Track pants, the kind that are tight at the calves and looser at the thighs, are sort of popular these days. Unfortunately, it’s hard to pull them off, unless you’re Justin Bieber or Drake, but even they end up getting meme’d so nobody gets to win, really. However, if you’re really adamant about wearing those particular kind of track pants (because #sweg), there’s a few things you should keep in mind.
Now I’m not one to put people or fashion preferences in a box, but as far as I’ve noticed, this trend is most popular amongst men. Yes, women have leg hair too, but not nearly a much as men (in most cases). If you’re a dude, and you want to wear these track pants, shave your calves. I can’t imagine how uncomfortable they’d be with all that thick, curly fur covering your legs. Think about all that hair getting tangled up, and rubbing against the surface of these track pants. It’s a recipe for in-grown hair and disaster.
Another tip for pulling these track pants off (pun intended) is to know your personal style.
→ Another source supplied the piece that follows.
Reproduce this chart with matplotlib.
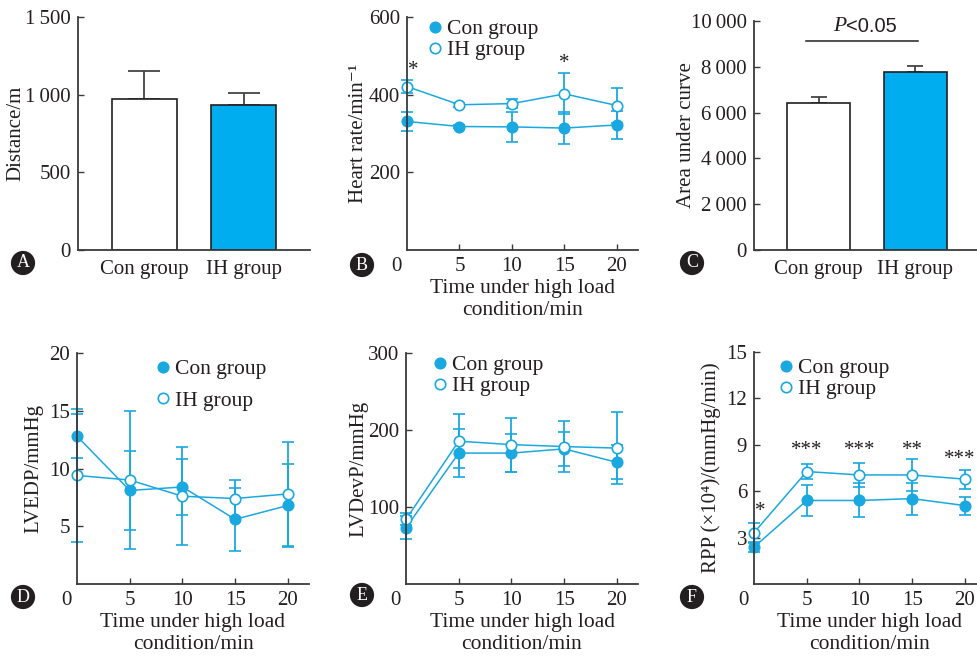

Are you a leather clad sex, drugs and rock n’ rolling headbanger? Or do you tend to gravitate towards tailored suits, cuff links and loafers? If you’re either one of these things, or anything in between, these adult diaper-resembling track pants are not for you. Who are they for? Instagram rappers, 13 year old boys who know one 2pac song and think they’re ‘hood’, and lastly, wannabe ‘fitness models.’ I mean, I get it, you worked hard on your body and you wanna show it off to everyone out there, but please don’t do it by posting shirtless pictures in these god awful pants. Whatever happened to old fashioned sweat pants? Honestly, even men’s yoga pants don’t look this douche, they’re actually easier to pull off, provided you do it right, since they’re pretty tight.
The moral of the story is that if you’re dying to wear these pants, do it. It’s not like anyone can stop you, but keep in mind that they’re probably a short-lived fad that’ll go away soon. However, if you want to look like Justin Bieber, break out your track pants, wear some neon boxers (make sure they’re showing) and get some fake tattoos, because real tattoos are supposedly haram bro. On the bright side, they’re easy to slav squat in.